Friends of Rogers will host its sixth annual Spring Frolic fundraising event for Rogers Environmental Education Center on March 30 from 6-9 pm. A highlight of this year’s festivities will be special recognition of Dr. Robin Wall Kimmerer, an award-wining author, ecologist, and educator who is a SUNY Distinguished Teaching Professor with the College of Environmental Science and Forestry in Syracuse.

Kimmerer is a mother, plant ecologist, and writer. She serves as the founding Director of the Center for Native Peoples and the Environment whose mission is to create programs which draw on the wisdom of both indigenous and scientific knowledge for our shared goals of sustainability. She is engaged in programs which introduce the benefits of traditional ecological knowledge to the scientific community, in a way that respects and protects indigenous knowledge.

She is co-founder and past president of the Traditional Ecological Knowledge section of the Ecological Society of America. Kimmerer also serves as a Senior Fellow for the Center for Nature and Humans.

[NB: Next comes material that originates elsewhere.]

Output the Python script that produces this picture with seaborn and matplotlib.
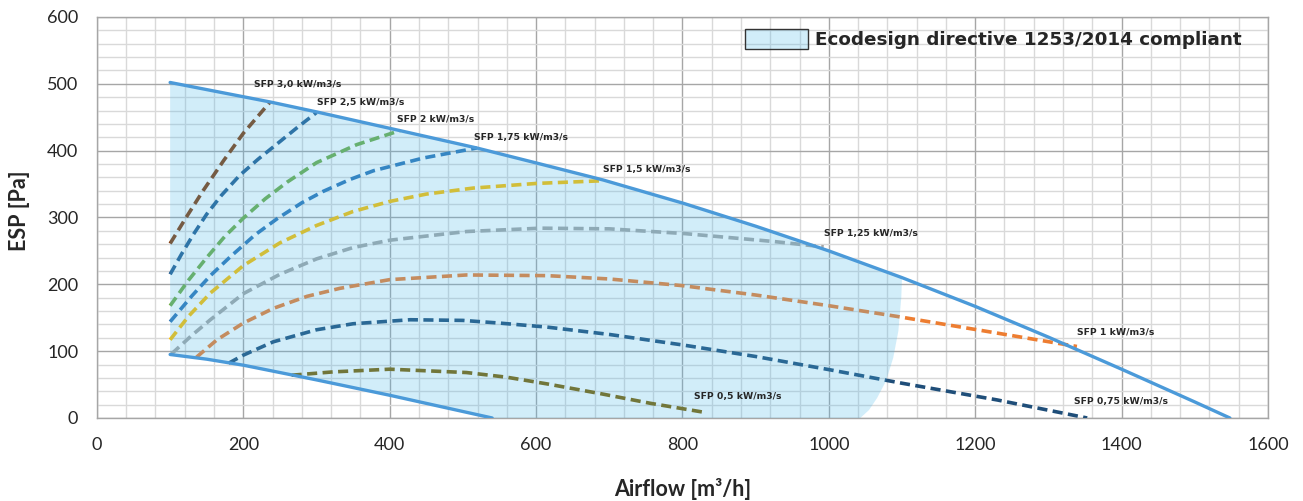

Of European and Anishinaabe ancestry, Robin is an enrolled member of the Citizen Potawatomi Nation. Her interests include not only restoration of ecological communities, but restoration of our relationships to land. Her essays appear in Adirondack Life, Orion, Whole Terrain and several anthologies. Her book “Gathering Moss,” which incorporates traditional indigenous knowledge and scientific perspectives, was awarded the John Burroughs Medal for Nature Writing in 2005. Her latest book “Braiding Sweetgrass: indigenous wisdom, scientific knowledge and the teachings of plants” was released in 2013 and was awarded the Sigurd Olson Nature Writing Award.

“In celebration of our sixth annual Spring Frolic, we are honoring an individual whose message and mission uniquely compliments ours,” said executive director Simon Solomon. “Dr. Kimmerer’s approach in ‘the land as teacher’ mirrors much of what Friends of Rogers seeks to convey, and we anticipate many of our guests will draw inspiration from her.”

Spring Frolic is the primary fundraising event for Friends of Rogers, attracting nearly 200 community supporters. Proceeds raised from the event fund more than 5 percent of the organization’s annual operating budget, allowing Friends of Rogers to continue providing outstanding educational opportunities that excite, inspire, and motivate people of all ages to enjoy, understand, appreciate, and protect our natural environment.

For more information, call (607) 674-4733.

A non-profit organization, Friends of Rogers has managed Rogers Environmental Education Center since state funding closed operations at the end of 2010. In the years since, Rogers Center has evolved into the region’s premier eco-tourist destination and environmental resource, serving more than 13,000 visitors each year.